D’Aguilar Highway Petition Update

By on August 8, 2011

Mr POWELL (Glass House—LNP) (3.03 pm):

This week I tabled both an e-petition and a paper petition from concerned community members regarding the state of the D’Aguilar Highway. Interestingly, I did this almost two years to the day since I first did that and, frustratingly, the government still has not addressed the safety on this increasingly busy state road. Two years ago the constituents of Glass House and I were calling for urgent safety upgrades to the D’Aguilar Highway, particularly between Caboolture and Woodford.
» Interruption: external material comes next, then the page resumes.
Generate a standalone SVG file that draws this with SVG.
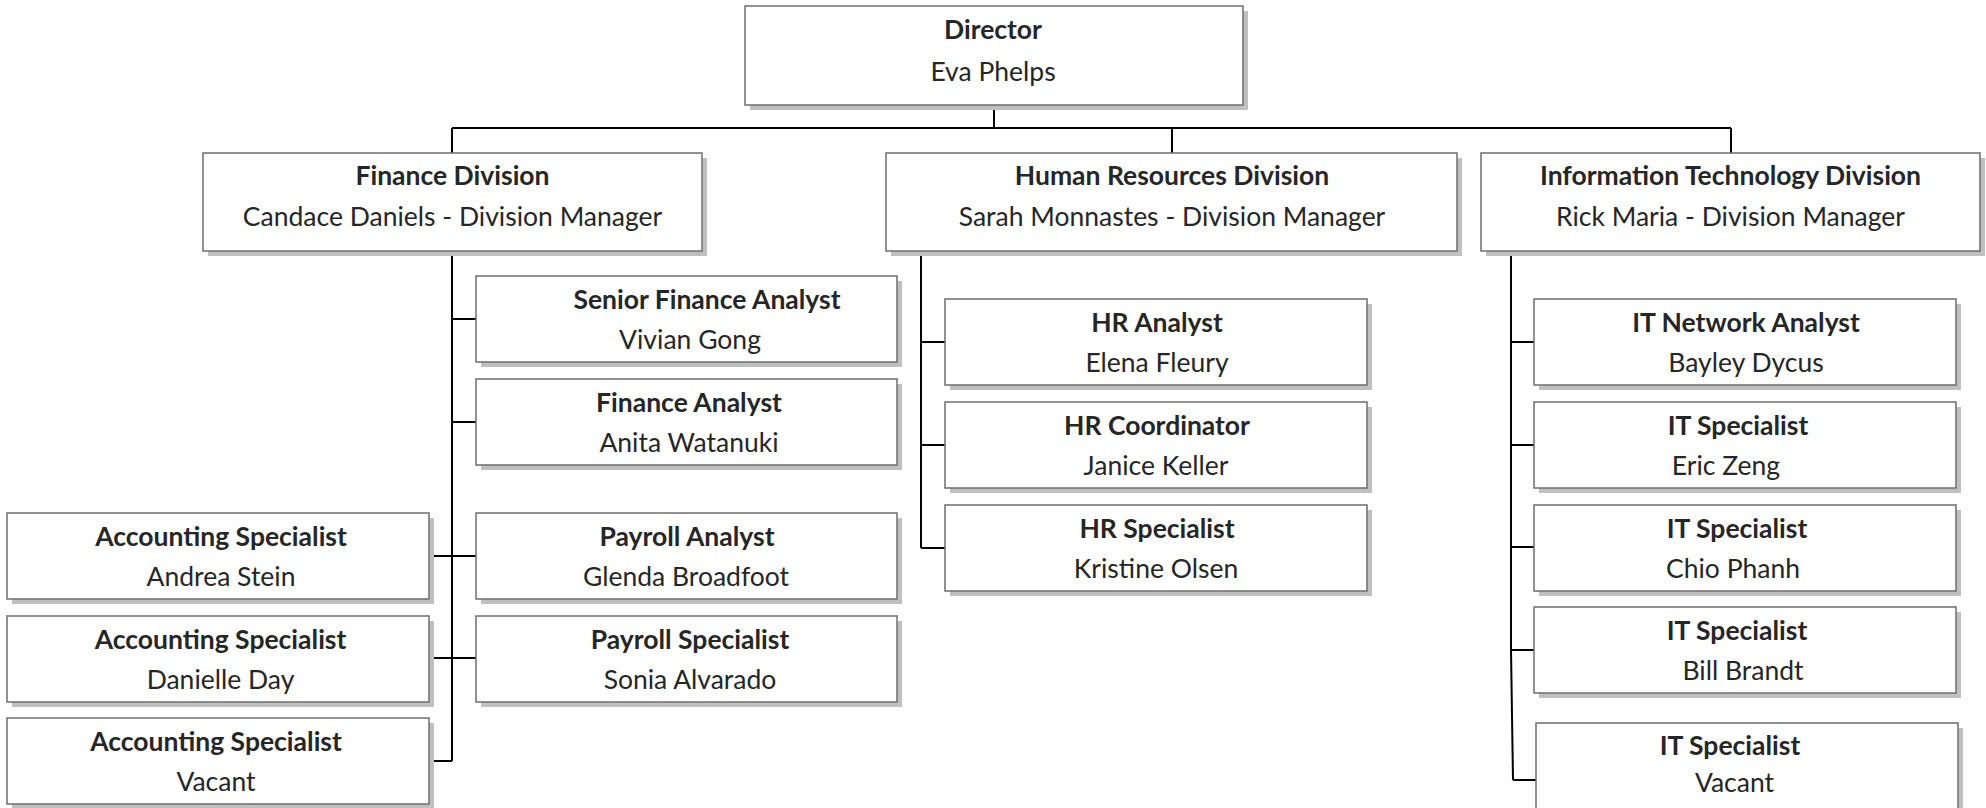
<svg xmlns="http://www.w3.org/2000/svg" width="1986" height="808" viewBox="0 0 1986 808">
<style>
.bx{fill:#fff;stroke:#6d6d6d;stroke-width:1.5}
.sh{fill:#c0c0c0}
.t{font-family:Lato,"Liberation Sans",sans-serif;font-size:26.5px;fill:#262626;text-anchor:middle}
.b{font-weight:bold}
.c{stroke:#000;stroke-width:2;fill:none}
</style>
<rect width="1986" height="808" fill="#fff"/>
<g id="connectors">
<path class="c" d="M994 105V128M452 128H1731M452 128V153M1172 128V153M1731 128V153"/>
<path class="c" d="M452 251V761M452 319H476M452 422H476M452 556H476M452 658H476M429 556H452M429 658H452M429 761H452"/>
<path class="c" d="M921 251V548M921 342H945M921 445H945M921 548H945"/>
<path class="c" d="M1511 251V650L1513 780M1511 342H1534M1511 445H1534M1511 547H1534M1511 650H1534M1513 780H1536"/>
</g>
<g id="director"><rect class="sh" x="750" y="11" width="498" height="99"/><rect class="bx" x="745" y="6" width="498" height="99"/><text class="t b" x="993" y="39">Director</text><text class="t" x="993" y="81">Eva Phelps</text></g>
<g id="finance"><rect class="sh" x="208" y="158" width="499" height="98"/><rect class="bx" x="203" y="153" width="499" height="98"/><text class="t b" x="452.5" y="185">Finance Division</text><text class="t" x="452.5" y="226">Candace Daniels - Division Manager</text></g>
<g id="hr"><rect class="sh" x="891" y="158" width="571" height="98"/><rect class="bx" x="886" y="153" width="571" height="98"/><text class="t b" x="1172" y="185">Human Resources Division</text><text class="t" x="1172" y="226">Sarah Monnastes - Division Manager</text></g>
<g id="it"><rect class="sh" x="1486" y="158" width="499" height="98"/><rect class="bx" x="1481" y="153" width="499" height="98"/><text class="t b" x="1730.5" y="185">Information Technology Division</text><text class="t" x="1730.5" y="226">Rick Maria - Division Manager</text></g>
<g id="senior-finance-analyst"><rect class="sh" x="481" y="281" width="421" height="86"/><rect class="bx" x="476" y="276" width="421" height="86"/><text class="t b" x="707" y="309">Senior Finance Analyst</text><text class="t" x="690" y="349">Vivian Gong</text></g>
<g id="finance-analyst"><rect class="sh" x="481" y="384" width="421" height="86"/><rect class="bx" x="476" y="379" width="421" height="86"/><text class="t b" x="689" y="412">Finance Analyst</text><text class="t" x="689" y="452">Anita Watanuki</text></g>
<g id="payroll-analyst"><rect class="sh" x="481" y="518" width="421" height="86"/><rect class="bx" x="476" y="513" width="421" height="86"/><text class="t b" x="687" y="546">Payroll Analyst</text><text class="t" x="686" y="586">Glenda Broadfoot</text></g>
<g id="payroll-specialist"><rect class="sh" x="481" y="621" width="421" height="86"/><rect class="bx" x="476" y="616" width="421" height="86"/><text class="t b" x="690" y="649">Payroll Specialist</text><text class="t" x="690" y="689">Sonia Alvarado</text></g>
<g id="accounting-1"><rect class="sh" x="12" y="518" width="422" height="86"/><rect class="bx" x="7" y="513" width="422" height="86"/><text class="t b" x="221" y="546">Accounting Specialist</text><text class="t" x="221" y="586">Andrea Stein</text></g>
<g id="accounting-2"><rect class="sh" x="12" y="621" width="422" height="86"/><rect class="bx" x="7" y="616" width="422" height="86"/><text class="t b" x="220.5" y="649">Accounting Specialist</text><text class="t" x="220.5" y="689">Danielle Day</text></g>
<g id="accounting-3"><rect class="sh" x="12" y="723" width="422" height="86"/><rect class="bx" x="7" y="718" width="422" height="86"/><text class="t b" x="216" y="751">Accounting Specialist</text><text class="t" x="216" y="791">Vacant</text></g>
<g id="hr-analyst"><rect class="sh" x="950" y="304" width="422" height="86"/><rect class="bx" x="945" y="299" width="422" height="86"/><text class="t b" x="1157" y="332">HR Analyst</text><text class="t" x="1157" y="372">Elena Fleury</text></g>
<g id="hr-coordinator"><rect class="sh" x="950" y="407" width="422" height="86"/><rect class="bx" x="945" y="402" width="422" height="86"/><text class="t b" x="1157" y="435">HR Coordinator</text><text class="t" x="1156" y="475">Janice Keller</text></g>
<g id="hr-specialist"><rect class="sh" x="950" y="510" width="422" height="86"/><rect class="bx" x="945" y="505" width="422" height="86"/><text class="t b" x="1157" y="538">HR Specialist</text><text class="t" x="1156" y="578">Kristine Olsen</text></g>
<g id="it-network-analyst"><rect class="sh" x="1539" y="304" width="422" height="86"/><rect class="bx" x="1534" y="299" width="422" height="86"/><text class="t b" x="1746" y="332">IT Network Analyst</text><text class="t" x="1746" y="372">Bayley Dycus</text></g>
<g id="it-specialist-1"><rect class="sh" x="1539" y="407" width="422" height="86"/><rect class="bx" x="1534" y="402" width="422" height="86"/><text class="t b" x="1738" y="435">IT Specialist</text><text class="t" x="1726" y="475">Eric Zeng</text></g>
<g id="it-specialist-2"><rect class="sh" x="1539" y="510" width="422" height="86"/><rect class="bx" x="1534" y="505" width="422" height="86"/><text class="t b" x="1737" y="538">IT Specialist</text><text class="t" x="1733" y="578">Chio Phanh</text></g>
<g id="it-specialist-3"><rect class="sh" x="1539" y="612" width="422" height="86"/><rect class="bx" x="1534" y="607" width="422" height="86"/><text class="t b" x="1737" y="640">IT Specialist</text><text class="t" x="1743" y="680">Bill Brandt</text></g>
<g id="it-specialist-4"><rect class="sh" x="1541" y="728" width="422" height="90"/><rect class="bx" x="1536" y="723" width="422" height="90"/><text class="t b" x="1730" y="755" fill="#111">IT Specialist</text><text class="t" x="1734.5" y="792">Vacant</text></g>
</svg>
To be honest, I had high hopes. We were to meet with the Minister for Main Roads and, subsequent to that meeting, we had a commitment from the Bligh Labor government to lodge a

$12 million black spot funding submission. Devastatingly, the black spot submission has disappeared into a black hole. To date my efforts to determine where it has gone leave me with only two conclusions: firstly, it was never submitted or, secondly, federal politics have cruelled its passage through the supposedly independent black spot committee.

I have lost patience and so have the people of Caboolture, Wamuran, D’Aguilar, Mount Mee, Woodford and beyond. I thank Mrs Bev Wilson for being brave enough to initiate this petition. The petitions I tabled this week are a desperate plea. If this government is not interested in improving the highway then it should at least lower the speed as a short-term measure to reduce the likelihood of even more deaths.

Everyone knows that lowering the speed limit to 80 kilometres an hour between the Rangeview

Estate at Wamuran and D’Aguilar is not a long-term, sustainable solution. There is a very real concern—and I am happy to name it—that doing so will only serve to amplify the frustration of some drivers. There are no overtaking opportunities on this stretch of the highway and I do fear that the result will be irrational behaviour, and even the safest highways cannot protect against that. On the positive side, an 80-kilometre-an-hour speed limit means that in the event of an accident the cost, particularly to human life, will be less.

At the end of the day, that is what is most important. I want to know that this government has done everything it possibly can to ensure not one more life is lost on this highway when that could have been prevented through something as simple as changing a few speed signs.